Gerard Donovan
A town during a war. A field. The baker digs a hole. The teacher, whom he recognises after a short while, stands above him smoking and checking his watch. Bored soldiers look on from a distance.
The central conceit of the work requires that the roles of the two men in that field be kept veiled from the reader until the end. It is presumably a grave that is being dug. One of the men is perhaps the overseer, or collaborator, the other about to be shot. But we don’t know which, and can’t tell from the conversation. This means the interaction between them maintains a sometimes artificial ambiguity. Slowly the previous history of the men is revealed in their conversation. But even then, it is in unsatisfactory generalities.
Read on …
I understand the premise is to have an unspecified European country, an unspecified war. I love the idea in fact.

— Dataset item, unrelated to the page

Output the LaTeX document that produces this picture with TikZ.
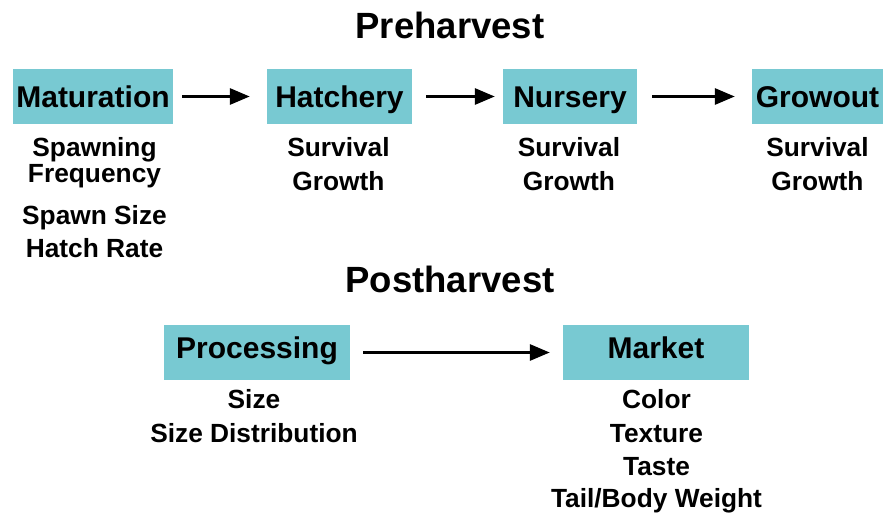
\documentclass[tikz,border=0pt]{standalone}
\usepackage{fontspec}
\setmainfont{Liberation Sans}
\usetikzlibrary{arrows.meta}
\definecolor{boxteal}{HTML}{78C9D2}
\tikzset{
  stagebox/.style={fill=boxteal, draw=none, inner sep=0pt, minimum height=55pt,
    font=\fontsize{30}{36}\selectfont\bfseries, text height=21.5pt, text depth=0pt},
  postbox/.style={stagebox, text depth=10pt},
  title/.style={anchor=base, inner sep=0pt, font=\fontsize{36.5}{42}\selectfont\bfseries},
  sub/.style={anchor=base, inner sep=0pt, font=\fontsize{26.3}{30}\selectfont\bfseries},
  arr/.style={draw=black, line width=3pt, -{Triangle[length=20pt, width=16pt]}}
}
\begin{document}
\begin{tikzpicture}[x=1pt, y=-1pt]
\useasboundingbox (0,0) rectangle (883,513);
% titles
\node[title] (pre) at (450,39) {Preharvest};
\node[title] (post) at (450,292) {Postharvest};
% preharvest boxes
\node[stagebox, minimum width=160pt] (mat) at (93,96.5) {Maturation};
\node[stagebox, minimum width=145pt] (hat) at (339.5,96.5) {Hatchery};
\node[stagebox, minimum width=134pt] (nur) at (570,96.5) {Nursery};
\node[stagebox, minimum width=131pt] (gro) at (817.5,96.5) {Growout};
% postharvest boxes
\node[postbox, minimum width=186pt] (pro) at (257,352.5) {Processing};
\node[postbox, minimum width=186pt] (mar) at (656,352.5) {Market};
% arrows
\draw[arr, shorten <=9pt, shorten >=17pt] (mat.east) -- (hat.west);
\draw[arr, shorten <=14pt, shorten >=8pt] (hat.east) -- (nur.west);
\draw[arr, shorten <=15pt, shorten >=17pt] (nur.east) -- (gro.west);
\draw[arr, shorten <=13pt, shorten >=13pt] (pro.east) -- (mar.west);
% maturation attributes
\node[sub] (m1) at (94.5,157) {Spawning};
\node[sub] (m2) at (94.5,183) {Frequency};
\node[sub] (m3) at (94.5,225) {Spawn Size};
\node[sub] (m4) at (94.5,257) {Hatch Rate};
% hatchery
\node[sub] (h1) at (338.5,157) {Survival};
\node[sub] (h2) at (338.5,190) {Growth};
% nursery
\node[sub] (n1) at (569,157) {Survival};
\node[sub] (n2) at (569,190) {Growth};
% growout
\node[sub] (g1) at (817.5,157) {Survival};
\node[sub] (g2) at (817.5,190) {Growth};
% processing
\node[sub] (p1) at (254,408) {Size};
\node[sub] (p2) at (254,442) {Size Distribution};
% market
\node[sub] (k1) at (656.5,408) {Color};
\node[sub] (k2) at (656.5,442) {Texture};
\node[sub] (k3) at (656.5,475) {Taste};
\node[sub] (k4) at (656.5,507) {Tail/Body Weight};
\end{tikzpicture}
\end{document}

But the way Donovan implements it doesn’t grab me. There is too much artifical vagueness. The author is not taking his subject seriously enough. The idea that ordinary people can be implicated in mass murder fascinates him, but doesn’t bother him unduly. Ideas and situations from history are introduced, but it’s all lacking in passion.
Both are educated men (the Baker an autodidact) and willing to take on theatrical roles. They create mini-dramas, news reports from history, an engmatic fairy tale. It’s not very plausible, but it could be claimed the novel is straying far from realistic fiction. Every 40 pages or so there is another hint of impending violence to keep up the tension.
Philosophers are mentioned, but there is nothing which might suggest that there are things beyond the comprehension of the reader. It’s all easily digestible. The chapters too are often one or two pages. The titles are quirkily cryptic: What The Baker Knows. The Evidence According to John Locke. Types of Wind and their Effects on the Human Condition. There is great consideration of the reader’s limited intelligence in this work, while skillfully giving the impression that he/she is encountering big thoughts. I don’t blame the author for this. It’s what has to be done to get by the barrier and get it published.
The work is unusual and ambitious enough to make it a worthwhile read. It’s courageous enough to veer far from realism. I think of all the agents’ readers: “What, he mentions Hume and Schopenhauer? Too pretentious!”
I would like to like it more. Perhaps the tricks and contrivances to give it tension and make it palatable are too obvious. Maybe the blurbs have had a contrasuggestible effect on me.
This story would work best the same length as one of Kafka’s tales, not as a 300 page novel.